• **Exercise**: Gather from the material every line that contains the string "standalone".

• **Exercise data**:
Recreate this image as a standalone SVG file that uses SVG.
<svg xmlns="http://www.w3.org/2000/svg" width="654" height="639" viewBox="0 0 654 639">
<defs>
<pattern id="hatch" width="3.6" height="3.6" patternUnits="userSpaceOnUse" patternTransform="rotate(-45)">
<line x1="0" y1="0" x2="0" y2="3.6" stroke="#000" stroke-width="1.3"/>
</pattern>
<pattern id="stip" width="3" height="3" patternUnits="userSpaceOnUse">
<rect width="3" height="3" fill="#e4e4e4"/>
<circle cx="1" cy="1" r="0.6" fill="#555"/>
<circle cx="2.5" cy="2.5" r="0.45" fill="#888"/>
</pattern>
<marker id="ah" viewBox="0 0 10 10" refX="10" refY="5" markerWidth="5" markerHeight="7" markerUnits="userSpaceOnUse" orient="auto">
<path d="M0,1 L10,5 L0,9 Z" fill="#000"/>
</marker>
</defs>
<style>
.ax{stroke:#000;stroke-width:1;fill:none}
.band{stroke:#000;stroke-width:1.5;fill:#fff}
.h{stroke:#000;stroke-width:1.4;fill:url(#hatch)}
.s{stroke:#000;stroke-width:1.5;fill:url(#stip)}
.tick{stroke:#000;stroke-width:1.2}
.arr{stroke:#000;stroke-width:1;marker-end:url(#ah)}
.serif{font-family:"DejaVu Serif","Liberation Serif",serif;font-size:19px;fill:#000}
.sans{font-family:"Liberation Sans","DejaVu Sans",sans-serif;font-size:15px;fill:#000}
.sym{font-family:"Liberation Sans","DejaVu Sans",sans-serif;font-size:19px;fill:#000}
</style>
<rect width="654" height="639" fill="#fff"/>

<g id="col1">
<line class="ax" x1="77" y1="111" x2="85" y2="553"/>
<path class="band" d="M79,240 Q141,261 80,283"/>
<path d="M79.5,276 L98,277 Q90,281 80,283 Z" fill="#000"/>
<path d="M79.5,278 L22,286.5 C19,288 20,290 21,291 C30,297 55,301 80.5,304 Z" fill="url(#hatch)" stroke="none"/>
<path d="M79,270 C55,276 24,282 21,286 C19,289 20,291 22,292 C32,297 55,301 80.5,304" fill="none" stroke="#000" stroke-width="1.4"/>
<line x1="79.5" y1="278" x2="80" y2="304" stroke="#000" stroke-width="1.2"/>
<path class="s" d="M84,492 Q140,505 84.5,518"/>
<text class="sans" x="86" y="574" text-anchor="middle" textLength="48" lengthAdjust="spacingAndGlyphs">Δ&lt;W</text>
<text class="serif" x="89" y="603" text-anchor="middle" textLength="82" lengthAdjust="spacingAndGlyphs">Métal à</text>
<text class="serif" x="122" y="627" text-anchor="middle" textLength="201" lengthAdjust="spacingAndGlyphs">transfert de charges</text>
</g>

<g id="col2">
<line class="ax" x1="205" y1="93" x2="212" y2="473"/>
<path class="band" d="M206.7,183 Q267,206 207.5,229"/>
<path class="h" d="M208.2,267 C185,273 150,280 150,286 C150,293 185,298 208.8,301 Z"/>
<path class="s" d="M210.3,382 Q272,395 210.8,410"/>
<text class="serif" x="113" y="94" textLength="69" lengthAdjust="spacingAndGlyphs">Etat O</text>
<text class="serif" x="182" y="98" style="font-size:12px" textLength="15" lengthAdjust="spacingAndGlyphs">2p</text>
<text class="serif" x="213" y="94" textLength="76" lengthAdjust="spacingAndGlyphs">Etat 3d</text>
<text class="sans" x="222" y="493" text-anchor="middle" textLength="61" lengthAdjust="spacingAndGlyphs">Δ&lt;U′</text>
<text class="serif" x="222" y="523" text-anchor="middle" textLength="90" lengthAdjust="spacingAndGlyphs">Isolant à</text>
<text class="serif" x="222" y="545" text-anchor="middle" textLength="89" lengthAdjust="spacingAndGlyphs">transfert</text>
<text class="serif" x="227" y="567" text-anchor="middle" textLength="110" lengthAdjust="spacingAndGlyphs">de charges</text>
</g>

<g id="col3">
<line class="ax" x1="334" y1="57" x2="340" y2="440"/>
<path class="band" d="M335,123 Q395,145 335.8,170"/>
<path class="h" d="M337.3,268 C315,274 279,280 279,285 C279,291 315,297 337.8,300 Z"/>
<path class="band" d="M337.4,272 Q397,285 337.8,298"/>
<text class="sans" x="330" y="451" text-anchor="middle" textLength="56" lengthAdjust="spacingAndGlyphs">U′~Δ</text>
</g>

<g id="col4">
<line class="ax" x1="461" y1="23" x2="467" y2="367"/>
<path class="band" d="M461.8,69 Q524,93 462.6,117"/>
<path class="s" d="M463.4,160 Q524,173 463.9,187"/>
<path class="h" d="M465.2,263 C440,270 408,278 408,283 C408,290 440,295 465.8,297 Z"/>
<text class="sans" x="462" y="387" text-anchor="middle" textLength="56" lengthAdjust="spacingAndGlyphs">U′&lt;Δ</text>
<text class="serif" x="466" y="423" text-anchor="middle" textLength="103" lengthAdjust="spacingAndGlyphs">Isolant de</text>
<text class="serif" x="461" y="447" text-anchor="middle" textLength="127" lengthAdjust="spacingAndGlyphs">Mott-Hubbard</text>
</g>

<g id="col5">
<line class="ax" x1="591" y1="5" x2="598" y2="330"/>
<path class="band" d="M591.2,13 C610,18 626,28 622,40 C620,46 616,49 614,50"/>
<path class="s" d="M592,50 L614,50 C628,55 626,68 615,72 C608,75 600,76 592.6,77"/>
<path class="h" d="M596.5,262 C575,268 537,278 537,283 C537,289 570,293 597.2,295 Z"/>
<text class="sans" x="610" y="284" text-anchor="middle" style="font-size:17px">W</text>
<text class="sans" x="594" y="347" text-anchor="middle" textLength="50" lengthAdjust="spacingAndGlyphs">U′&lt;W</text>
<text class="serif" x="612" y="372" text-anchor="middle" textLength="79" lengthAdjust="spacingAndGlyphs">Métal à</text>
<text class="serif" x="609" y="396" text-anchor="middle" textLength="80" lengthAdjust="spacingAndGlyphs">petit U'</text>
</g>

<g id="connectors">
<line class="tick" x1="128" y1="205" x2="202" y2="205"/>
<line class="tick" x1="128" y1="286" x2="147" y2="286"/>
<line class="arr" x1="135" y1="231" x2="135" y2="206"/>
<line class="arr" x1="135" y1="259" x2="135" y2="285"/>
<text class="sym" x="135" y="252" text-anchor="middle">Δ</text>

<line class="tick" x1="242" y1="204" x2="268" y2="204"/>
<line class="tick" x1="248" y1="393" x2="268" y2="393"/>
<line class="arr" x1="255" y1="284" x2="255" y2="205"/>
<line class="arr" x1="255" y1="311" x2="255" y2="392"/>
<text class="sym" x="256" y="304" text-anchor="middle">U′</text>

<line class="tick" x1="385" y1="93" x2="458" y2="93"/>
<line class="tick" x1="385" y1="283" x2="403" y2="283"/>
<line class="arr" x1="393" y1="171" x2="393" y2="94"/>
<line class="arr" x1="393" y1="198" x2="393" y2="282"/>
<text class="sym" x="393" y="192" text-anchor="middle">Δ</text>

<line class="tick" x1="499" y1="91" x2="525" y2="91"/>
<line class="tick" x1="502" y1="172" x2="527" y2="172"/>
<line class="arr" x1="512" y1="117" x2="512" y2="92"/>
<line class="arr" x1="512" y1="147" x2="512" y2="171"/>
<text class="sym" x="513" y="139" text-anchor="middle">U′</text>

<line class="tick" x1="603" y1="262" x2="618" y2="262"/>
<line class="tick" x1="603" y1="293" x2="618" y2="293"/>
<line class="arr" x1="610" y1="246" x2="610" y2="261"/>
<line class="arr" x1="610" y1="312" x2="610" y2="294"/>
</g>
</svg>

==

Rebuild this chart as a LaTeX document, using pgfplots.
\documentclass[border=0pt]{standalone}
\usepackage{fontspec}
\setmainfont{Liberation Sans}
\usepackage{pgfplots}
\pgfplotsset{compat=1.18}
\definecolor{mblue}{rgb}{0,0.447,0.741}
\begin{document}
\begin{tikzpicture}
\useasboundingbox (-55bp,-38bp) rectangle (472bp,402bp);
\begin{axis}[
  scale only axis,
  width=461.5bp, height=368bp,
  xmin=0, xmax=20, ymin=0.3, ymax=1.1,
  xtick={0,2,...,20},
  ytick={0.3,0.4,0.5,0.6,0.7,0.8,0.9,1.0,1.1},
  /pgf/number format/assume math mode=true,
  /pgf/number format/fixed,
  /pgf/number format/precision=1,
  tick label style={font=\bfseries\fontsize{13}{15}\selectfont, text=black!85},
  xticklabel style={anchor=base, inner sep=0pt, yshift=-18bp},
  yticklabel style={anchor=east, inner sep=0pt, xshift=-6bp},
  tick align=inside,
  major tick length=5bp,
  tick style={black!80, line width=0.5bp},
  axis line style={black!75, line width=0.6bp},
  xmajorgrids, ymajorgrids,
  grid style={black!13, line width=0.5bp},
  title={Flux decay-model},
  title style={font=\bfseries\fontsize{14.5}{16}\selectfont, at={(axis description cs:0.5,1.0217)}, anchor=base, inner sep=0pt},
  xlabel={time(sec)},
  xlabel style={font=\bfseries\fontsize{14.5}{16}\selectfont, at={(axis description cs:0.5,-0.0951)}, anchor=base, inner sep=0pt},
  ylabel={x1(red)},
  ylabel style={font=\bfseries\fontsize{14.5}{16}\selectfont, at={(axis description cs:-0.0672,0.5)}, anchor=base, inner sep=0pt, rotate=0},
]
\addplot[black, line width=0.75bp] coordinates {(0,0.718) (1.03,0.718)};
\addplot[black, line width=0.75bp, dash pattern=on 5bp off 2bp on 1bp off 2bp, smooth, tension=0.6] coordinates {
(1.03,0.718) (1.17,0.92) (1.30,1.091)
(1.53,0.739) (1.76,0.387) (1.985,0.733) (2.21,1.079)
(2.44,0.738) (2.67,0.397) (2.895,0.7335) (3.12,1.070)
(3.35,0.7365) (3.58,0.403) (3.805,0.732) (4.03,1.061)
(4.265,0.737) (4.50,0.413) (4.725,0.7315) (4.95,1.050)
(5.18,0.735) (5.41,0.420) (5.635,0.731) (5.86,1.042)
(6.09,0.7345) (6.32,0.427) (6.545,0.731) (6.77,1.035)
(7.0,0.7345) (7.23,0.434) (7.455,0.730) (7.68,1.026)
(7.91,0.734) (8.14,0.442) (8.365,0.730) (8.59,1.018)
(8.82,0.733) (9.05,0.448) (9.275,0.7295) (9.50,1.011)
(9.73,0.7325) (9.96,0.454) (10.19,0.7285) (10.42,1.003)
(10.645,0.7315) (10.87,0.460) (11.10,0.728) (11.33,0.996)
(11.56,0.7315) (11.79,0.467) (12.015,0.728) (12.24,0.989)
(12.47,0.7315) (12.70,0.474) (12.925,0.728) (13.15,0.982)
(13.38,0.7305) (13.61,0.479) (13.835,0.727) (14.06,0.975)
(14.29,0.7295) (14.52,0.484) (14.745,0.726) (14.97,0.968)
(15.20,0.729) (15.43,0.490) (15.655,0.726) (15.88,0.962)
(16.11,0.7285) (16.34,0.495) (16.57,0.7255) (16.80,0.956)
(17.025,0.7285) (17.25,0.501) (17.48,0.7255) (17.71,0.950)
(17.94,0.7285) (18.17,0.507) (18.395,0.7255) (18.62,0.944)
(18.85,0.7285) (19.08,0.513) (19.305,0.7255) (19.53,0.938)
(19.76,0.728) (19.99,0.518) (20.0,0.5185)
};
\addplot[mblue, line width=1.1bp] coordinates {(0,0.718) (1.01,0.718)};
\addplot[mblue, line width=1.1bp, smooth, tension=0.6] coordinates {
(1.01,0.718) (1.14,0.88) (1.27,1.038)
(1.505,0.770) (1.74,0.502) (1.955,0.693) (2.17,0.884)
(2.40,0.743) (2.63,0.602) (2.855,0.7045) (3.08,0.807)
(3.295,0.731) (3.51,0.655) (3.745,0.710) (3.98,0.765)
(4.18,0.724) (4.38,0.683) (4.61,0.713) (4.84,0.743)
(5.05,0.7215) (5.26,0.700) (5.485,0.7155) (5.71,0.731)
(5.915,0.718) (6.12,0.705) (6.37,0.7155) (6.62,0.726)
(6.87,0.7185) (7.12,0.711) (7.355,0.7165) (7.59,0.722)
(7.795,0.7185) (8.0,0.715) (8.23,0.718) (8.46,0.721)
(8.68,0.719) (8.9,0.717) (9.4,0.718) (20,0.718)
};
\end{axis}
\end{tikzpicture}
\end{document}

---

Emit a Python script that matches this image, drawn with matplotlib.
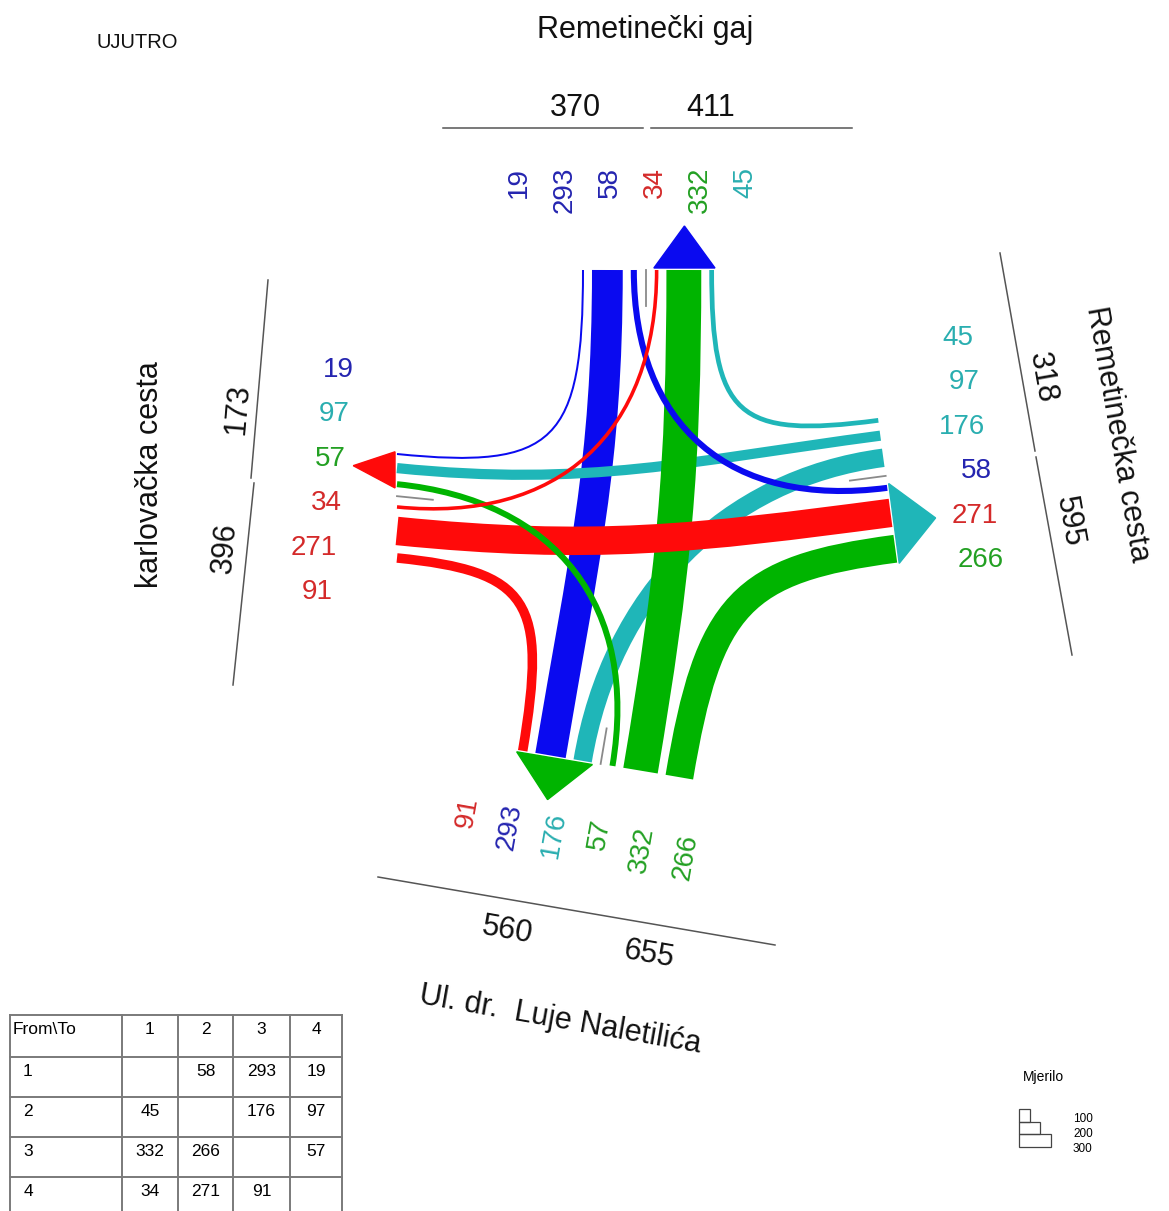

• **Response to the exercise**:
Recreate this image as a standalone SVG file that uses SVG.
\documentclass[border=0pt]{standalone}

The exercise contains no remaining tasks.